Brunch spot transforms into community flashpoint

Warwick. Video created by the co-owner of Caffe a la Mode from D.C. on Jan. 6 sparks the uproar.

| 12 Jan 2021 | 03:27

On Wednesday, Jan. 6, Tom Torres, co-owner of Caffe a la Mode in Warwick, made a video of himself speaking in front of the window of a Washington, D.C., hotel room.

The day would leave five people dead and more than 50 police officers injured, but as someone in the room cracked a beer, the only hint of the chaos unfolding nearby were sirens converging on the Capitol in the distance.

While a slow stream of people and cars passed on the street below, Torres laughed about the “100 percent bull....” news on TV, apparently making the point that the Trump rally underway was peaceful, even laughably boring.

“I’m getting too old for this,” he said in the video. “But listen, if Antifa, BLM were here? I’d be in that stuff,” he said. “Listen, if Mike Pence was being dragged out, Goddamn, I’d be part of that. I promise you I’d be part of that.”

Torres, along with café co-owner Scott Elfant, declined to comment for this story, according to the woman who picked up the phone at the café.

The video was taken down, but not before a copy went viral on Facebook.

A show of support

In the days that followed, the café at the prominent corner of the village transformed from a popular brunch spot into a community flashpoint. Social media exploded with calls to boycott the café, which Torres, of Port Jervis, took over in 2003 with Elfant, his business partner.

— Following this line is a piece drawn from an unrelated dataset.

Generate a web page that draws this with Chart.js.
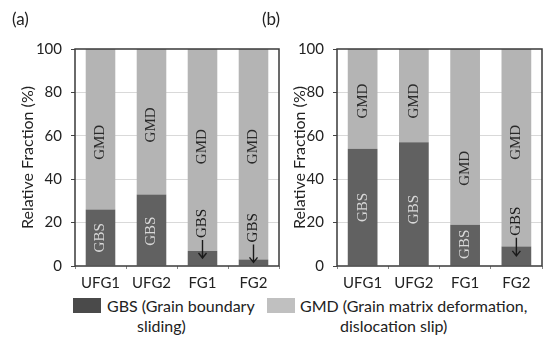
<!DOCTYPE html>
<html>
<head>
<meta charset="utf-8">
<script src="https://cdn.jsdelivr.net/npm/chart.js@4.4.0/dist/chart.umd.min.js"></script>
<style>
  body { margin: 0; background: #fff; width: 550px; height: 338px; position: relative; overflow: hidden; font-family: Lato, "Open Sans", sans-serif; color: #222; }
  .panel { position: absolute; top: 0; height: 295px; }
  #wrapA { left: 0; width: 290px; }
  #wrapB { left: 280px; width: 270px; }
  .tag { position: absolute; top: 8px; font-size: 17px; }
  .sw { position: absolute; top: 298px; width: 28px; height: 15px; }
  .lt { position: absolute; font-size: 16px; line-height: 20px; white-space: nowrap; }
</style>
</head>
<body>
<div class="panel" id="wrapA"><canvas id="chartA"></canvas></div>
<div class="panel" id="wrapB"><canvas id="chartB"></canvas></div>
<div class="tag" style="left:12px">(a)</div>
<div class="tag" style="left:262px">(b)</div>

<div class="sw" style="left:73px; background:#4a4a4a"></div>
<div class="lt" style="left:107px; top:296px">GBS (Grain boundary</div>
<div class="lt" style="left:137px; top:316px">sliding)</div>
<div class="sw" style="left:267px; background:#c0c0c0"></div>
<div class="lt" style="left:300px; top:296px">GMD (Grain matrix deformation,</div>
<div class="lt" style="left:340px; top:316px">dislocation slip)</div>

<script>
const categories = ['UFG1', 'UFG2', 'FG1', 'FG2'];
// (a)
const gbsA = [26, 33, 7, 3];
const gmdA = [74, 67, 93, 97];
// (b)
const gbsB = [54, 57, 19, 9];
const gmdB = [46, 43, 81, 91];
const yTicks = [0, 20, 40, 60, 80, 100];

// where the rotated words sit (in % units), and which GBS labels use an arrow
const gmdTextA = [57, 65, 55, 55];
const gbsTextA = [13, 16, 15, 13];
const arrowA = [false, false, true, true];
const gmdTextB = [76, 76, 45, 57];
const gbsTextB = [27, 26, 10, 16];
const arrowB = [false, false, false, true];

const sansFont = 'Lato, "Open Sans", sans-serif';
const serifFont = '"Liberation Serif", "DejaVu Serif", serif';

const barLabels = {
  id: 'barLabels',
  afterDatasetsDraw(chart, args, opts) {
    const ctx = chart.ctx;
    const xs = chart.scales.x, ys = chart.scales.y;
    ctx.save();
    ctx.font = '15px ' + serifFont;
    ctx.textBaseline = 'middle';
    categories.forEach((c, i) => {
      const x = xs.getPixelForValue(i);
      const draw = (txt, v, col, arrow) => {
        ctx.save();
        ctx.translate(x, ys.getPixelForValue(v));
        ctx.rotate(-Math.PI / 2);
        ctx.fillStyle = col;
        if (!arrow) {
          ctx.textAlign = 'center';
          ctx.fillText(txt, 0, 0);
        } else {
          // arrow pointing down at the thin GBS slice, then the word
          const w = ctx.measureText(txt).width;
          const len = 18;
          const start = -(len + 2 + w) / 2;
          ctx.strokeStyle = col;
          ctx.lineWidth = 1.4;
          ctx.beginPath();
          ctx.moveTo(start + len, 0);
          ctx.lineTo(start, 0);
          ctx.moveTo(start + 5, -4);
          ctx.lineTo(start, 0);
          ctx.lineTo(start + 5, 4);
          ctx.stroke();
          ctx.textAlign = 'left';
          ctx.fillText(txt, start + len + 2, 0);
        }
        ctx.restore();
      };
      draw('GMD', opts.gmdAt[i], '#2a2a2a', false);
      if (opts.arrow[i]) draw('GBS', opts.gbsAt[i], '#1a1a1a', true);
      else draw('GBS', opts.gbsAt[i], '#d8d8d8', false);
    });
    ctx.restore();
  }
};

const frame = {
  id: 'frame',
  afterDraw(chart) {
    const a = chart.chartArea, ctx = chart.ctx;
    ctx.save();
    ctx.strokeStyle = '#3a3a3a';
    ctx.lineWidth = 1.5;
    ctx.strokeRect(a.left, a.top, a.right - a.left, a.bottom - a.top);
    ctx.restore();
  }
};

function makeChart(id, gbs, gmd, padRight, yWidth, titlePad, gmdAt, gbsAt, arrow) {
  return new Chart(document.getElementById(id), {
    type: 'bar',
    data: {
      labels: categories,
      datasets: [
        { label: 'GBS', data: gbs, backgroundColor: '#616161', barPercentage: 0.58, categoryPercentage: 1 },
        { label: 'GMD', data: gmd, backgroundColor: '#b4b4b4', barPercentage: 0.58, categoryPercentage: 1 }
      ]
    },
    options: {
      responsive: true,
      maintainAspectRatio: false,
      animation: false,
      layout: { padding: { top: 49, right: padRight, left: 0, bottom: 0 } },
      plugins: {
        legend: { display: false },
        tooltip: { enabled: false },
        barLabels: { gmdAt: gmdAt, gbsAt: gbsAt, arrow: arrow }
      },
      scales: {
        x: {
          stacked: true,
          grid: { display: true, drawOnChartArea: false, offset: true, tickLength: 3, tickColor: '#888' },
          border: { display: false },
          ticks: { color: '#222', font: { family: sansFont, size: 15 }, padding: 5 },
          afterFit: s => { s.height = 29; }
        },
        y: {
          stacked: true,
          min: 0, max: 100,
          afterBuildTicks: s => { s.ticks = yTicks.map(v => ({ value: v })); },
          grid: {
            color: c => (c.tick.value === 0 || c.tick.value === 100) ? 'rgba(0,0,0,0)' : '#d9d9d9',
            tickColor: '#444', tickLength: 4, lineWidth: 1
          },
          border: { display: false },
          ticks: { color: '#222', font: { family: sansFont, size: 15 }, padding: 9 },
          title: {
            display: true, text: 'Relative Fraction (%)', color: '#222',
            font: { family: sansFont, size: 16 }, padding: { top: titlePad, bottom: 0 }
          },
          afterFit: s => { s.width = yWidth; }
        }
      }
    },
    plugins: [barLabels, frame]
  });
}

makeChart('chartA', gbsA, gmdA, 11, 75, 18, gmdTextA, gbsTextA, arrowA);
makeChart('chartB', gbsB, gmdB, 8, 57, 10, gmdTextB, gbsTextB, arrowB);
</script>
</body>
</html>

On Sunday, a responding pro-Trump crowd of a few dozen – including members of the Hudson River Valley and Pike County, Pa., “Loud Majority” groups – showed their support by having lunch at the cafe and rallying on the sidewalk outside. They waved MAGA flags, including a black flag that used an obscenity to describe Antifa in white block letters. That flag hung next to a cluster of three small children, one of whom held a Trump flag.

‘Knowing what I know’

“This outrage you hear about is not about free speech,” wrote Ken Witlse of Warwick, who had been a café regular, in a letter to the editor of The Warwick Advertiser. “It is about a pandemic and the pandemic is not Covid. It is far worse and will probably get much more people killed.

“As someone, especially now more than ever, who has always supported local Warwick businesses, I didn’t care what side of the political aisle they were on,” he wrote. “Knowing what I know, I cannot step foot in this place again.”

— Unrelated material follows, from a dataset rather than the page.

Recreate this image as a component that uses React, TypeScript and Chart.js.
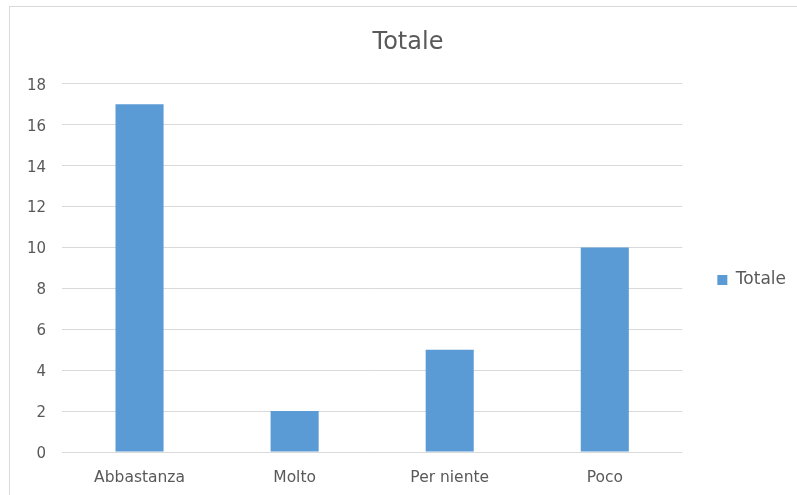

Torres’ social media accounts have been taken down, but screen grabs and video clips still circulate online in which he gives voice to a patchwork of far-right conspiracy theories, including a tweet in praise of Hitler.

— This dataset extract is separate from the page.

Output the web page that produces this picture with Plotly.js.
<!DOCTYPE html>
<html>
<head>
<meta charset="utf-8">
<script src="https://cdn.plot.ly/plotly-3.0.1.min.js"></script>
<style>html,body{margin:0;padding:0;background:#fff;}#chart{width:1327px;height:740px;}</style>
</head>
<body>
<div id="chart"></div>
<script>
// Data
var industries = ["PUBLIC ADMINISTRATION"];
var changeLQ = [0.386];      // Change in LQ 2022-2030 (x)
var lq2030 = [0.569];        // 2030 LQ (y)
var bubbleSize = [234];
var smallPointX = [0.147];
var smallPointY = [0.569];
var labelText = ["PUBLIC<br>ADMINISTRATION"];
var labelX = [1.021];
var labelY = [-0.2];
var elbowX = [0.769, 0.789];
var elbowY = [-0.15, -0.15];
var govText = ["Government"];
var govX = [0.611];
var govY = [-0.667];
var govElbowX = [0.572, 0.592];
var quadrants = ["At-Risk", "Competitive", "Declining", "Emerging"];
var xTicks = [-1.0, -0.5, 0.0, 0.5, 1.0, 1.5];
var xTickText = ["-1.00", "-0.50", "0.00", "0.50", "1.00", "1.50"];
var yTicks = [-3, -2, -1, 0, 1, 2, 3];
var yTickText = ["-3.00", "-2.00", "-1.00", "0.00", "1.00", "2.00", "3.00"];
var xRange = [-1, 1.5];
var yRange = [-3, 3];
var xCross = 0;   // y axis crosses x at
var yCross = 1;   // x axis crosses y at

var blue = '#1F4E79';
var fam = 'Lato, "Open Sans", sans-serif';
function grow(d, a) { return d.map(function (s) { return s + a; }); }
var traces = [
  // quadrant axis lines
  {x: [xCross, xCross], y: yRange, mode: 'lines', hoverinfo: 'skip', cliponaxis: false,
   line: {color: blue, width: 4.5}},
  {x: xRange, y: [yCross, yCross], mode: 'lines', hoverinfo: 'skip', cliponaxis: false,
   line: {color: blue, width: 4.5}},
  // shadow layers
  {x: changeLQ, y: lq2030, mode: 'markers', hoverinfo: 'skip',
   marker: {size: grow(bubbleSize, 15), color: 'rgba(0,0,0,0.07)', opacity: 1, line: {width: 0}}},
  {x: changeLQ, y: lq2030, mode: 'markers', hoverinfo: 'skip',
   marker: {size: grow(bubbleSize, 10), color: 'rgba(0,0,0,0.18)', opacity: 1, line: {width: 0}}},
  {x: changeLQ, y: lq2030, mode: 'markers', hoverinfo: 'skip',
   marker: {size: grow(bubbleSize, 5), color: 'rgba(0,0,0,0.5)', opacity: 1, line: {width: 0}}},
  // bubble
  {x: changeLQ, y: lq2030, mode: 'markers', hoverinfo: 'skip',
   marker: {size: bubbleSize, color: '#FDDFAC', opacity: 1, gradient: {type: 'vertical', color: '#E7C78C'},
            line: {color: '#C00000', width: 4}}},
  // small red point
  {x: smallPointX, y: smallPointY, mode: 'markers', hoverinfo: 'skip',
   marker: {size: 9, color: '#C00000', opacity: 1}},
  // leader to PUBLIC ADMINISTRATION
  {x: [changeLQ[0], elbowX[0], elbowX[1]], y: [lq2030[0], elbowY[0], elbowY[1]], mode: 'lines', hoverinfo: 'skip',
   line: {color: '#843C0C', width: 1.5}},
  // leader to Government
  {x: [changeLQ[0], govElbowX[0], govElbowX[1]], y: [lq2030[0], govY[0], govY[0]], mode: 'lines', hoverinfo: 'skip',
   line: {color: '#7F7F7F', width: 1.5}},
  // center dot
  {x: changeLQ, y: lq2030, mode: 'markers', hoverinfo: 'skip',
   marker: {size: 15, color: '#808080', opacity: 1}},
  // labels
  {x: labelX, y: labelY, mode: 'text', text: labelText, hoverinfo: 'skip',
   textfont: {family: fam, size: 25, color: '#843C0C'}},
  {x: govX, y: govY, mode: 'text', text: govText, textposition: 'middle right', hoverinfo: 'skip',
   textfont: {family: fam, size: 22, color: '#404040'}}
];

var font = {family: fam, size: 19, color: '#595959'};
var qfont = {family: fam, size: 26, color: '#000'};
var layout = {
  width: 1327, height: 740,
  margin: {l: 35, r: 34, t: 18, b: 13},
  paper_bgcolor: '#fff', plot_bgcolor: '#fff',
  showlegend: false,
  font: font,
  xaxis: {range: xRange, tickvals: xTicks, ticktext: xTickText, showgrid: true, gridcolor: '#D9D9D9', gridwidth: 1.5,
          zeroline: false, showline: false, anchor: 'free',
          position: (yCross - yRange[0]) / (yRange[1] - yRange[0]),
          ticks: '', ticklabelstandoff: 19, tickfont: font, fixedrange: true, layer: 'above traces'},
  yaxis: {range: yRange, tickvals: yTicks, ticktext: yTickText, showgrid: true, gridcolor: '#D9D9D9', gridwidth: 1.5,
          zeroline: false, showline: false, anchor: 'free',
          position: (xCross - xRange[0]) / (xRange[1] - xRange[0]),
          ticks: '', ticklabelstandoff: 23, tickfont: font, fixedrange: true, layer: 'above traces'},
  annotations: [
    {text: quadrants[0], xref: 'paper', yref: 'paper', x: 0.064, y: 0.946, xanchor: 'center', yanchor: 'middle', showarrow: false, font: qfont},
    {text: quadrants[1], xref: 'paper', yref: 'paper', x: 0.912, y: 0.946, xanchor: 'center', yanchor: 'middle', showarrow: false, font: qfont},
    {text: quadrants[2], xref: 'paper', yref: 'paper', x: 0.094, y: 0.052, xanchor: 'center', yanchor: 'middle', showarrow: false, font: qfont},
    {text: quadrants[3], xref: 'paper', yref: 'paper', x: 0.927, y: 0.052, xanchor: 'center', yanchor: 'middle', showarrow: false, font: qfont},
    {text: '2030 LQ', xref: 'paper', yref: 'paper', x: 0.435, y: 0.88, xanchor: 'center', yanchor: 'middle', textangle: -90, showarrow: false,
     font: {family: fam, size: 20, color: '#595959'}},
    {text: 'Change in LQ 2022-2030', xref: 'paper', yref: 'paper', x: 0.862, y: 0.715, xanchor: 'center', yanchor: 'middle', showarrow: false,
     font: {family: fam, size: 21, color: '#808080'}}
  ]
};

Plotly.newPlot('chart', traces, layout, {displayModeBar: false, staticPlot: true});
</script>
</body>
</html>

‘Join with the rational voices’

“We are dismayed by the recent reports of anti-Semitic social media posts by the local business owners of Caffe A La Mode in Warwick,” said the Jewish Federation of Greater Orange County in a comment released Sunday. “Statements such as ‘hitler [sic] was actually very kind to all people’ are not only factually inaccurate, they blatantly dismiss the horrific lived experiences of the Holocaust survivors in our families and community.

“We have seen this week that words have tremendous power,” the federation’s statement continued. “We mourn the loss of life occasioned by the seditious attack on our nation’s capital on January 6th, and join with the rational voices in our community who condemn all acts of violence and hate speech.”